Li’s Thursday outreach, in which he urged participants to speak with “full sincerity and candour”, appeared targeted largely at long-standing Beijing supporters, however, rather than the growing numbers of Americans increasingly wary of China as rhetoric flies across the Pacific in both directions.
Over three-quarters of Americans hold an unfavourable view of China, according to a Pew Research Center poll released in April. Although that is slightly lower than the 81 per cent recorded a year earlier, it compares with some 55 per cent holding that view a decade ago.
Polling in China, which is difficult to carry out given media and other government restrictions, suggests a parallel hardening of Chinese views towards the US.
But Beijing has largely concluded that widespread US popular support, while a ballast for the US-China relationship, is less important at this juncture than building support among business leaders whom Trump listens to, said Sourabh Gupta, senior fellow at the Institute for China-America Studies in Washington.
“Li Qiang is not that person who has that kind of name recognition to be able to do that in America,” said Gupta.
“The focus is more on reaching the necessary people who can help further that conversation with the Trump administration,” he added. “They’re doing all the things that the business community would want them to do, to show that they’re doing from their side what they can to create good vibes.”
Among those who attended Thursday’s meeting were senior corporate executives from Goldman Sachs, Estée Lauder, Visa, Las Vegas Sands, Pfizer, and Citadel Securities, as well as Harvard professor Graham Allison.
“It is essential to American interests that business leaders and policy experts have the opportunity to discuss key issues, address concerns and maintain working relationships with Chinese leaders,” said Stephen Orlins, the National Committee’s president, in a statement.
The meeting included discussions on trade, market access, moves aimed at “creating a level playing field for US companies in China”, efforts to further a “predictable and stable business environment” and the need for ongoing dialogue between senior US and Chinese leaders, attendees said.

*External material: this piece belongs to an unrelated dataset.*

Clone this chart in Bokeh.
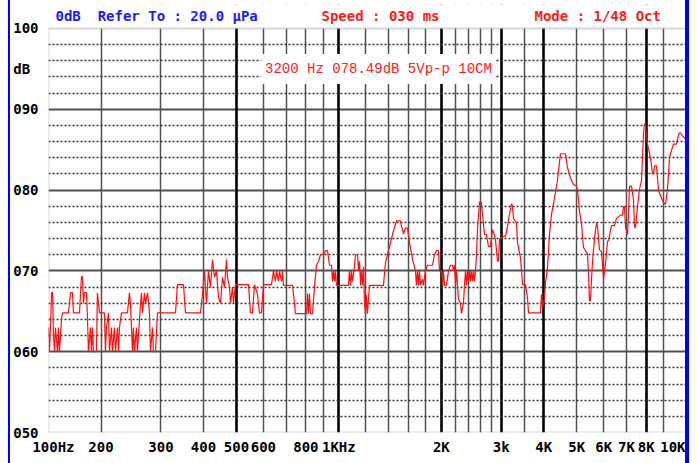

Li, China’s second-ranking member on the Politburo Standing Committee, also told US executives during the closed-door meeting that China has the confidence and ability to maintain stable and healthy economic development and create more opportunities for enterprises from around the world, including US companies, according to Xinhua.

Li, a former Shanghai Communist Party secretary known for his pro-business policies and understated manner, is scheduled to address the UN General Assembly on Friday. His remarks are expected to focus on the importance of multilateralism, the UN Charter and global order – highlighting China’s confident, different approach to global affairs than America’s under Trump.
“During this season when the UNGA is for the first time with Donald Trump in his second avatar, they’re just showing that, look, we are responsible people, China is a responsible country,” added Gupta.
During a 56-minute speech on Tuesday that far exceeded his 15-minute allotted time, the mercurial US president assailed the UN, called some member states “stupid” for their governance approach and riffed about broken escalators and what flooring the UN building should install.
“I don’t say that in a braggadocios way, but it’s true,” Trump said. “I’ve been right about everything.”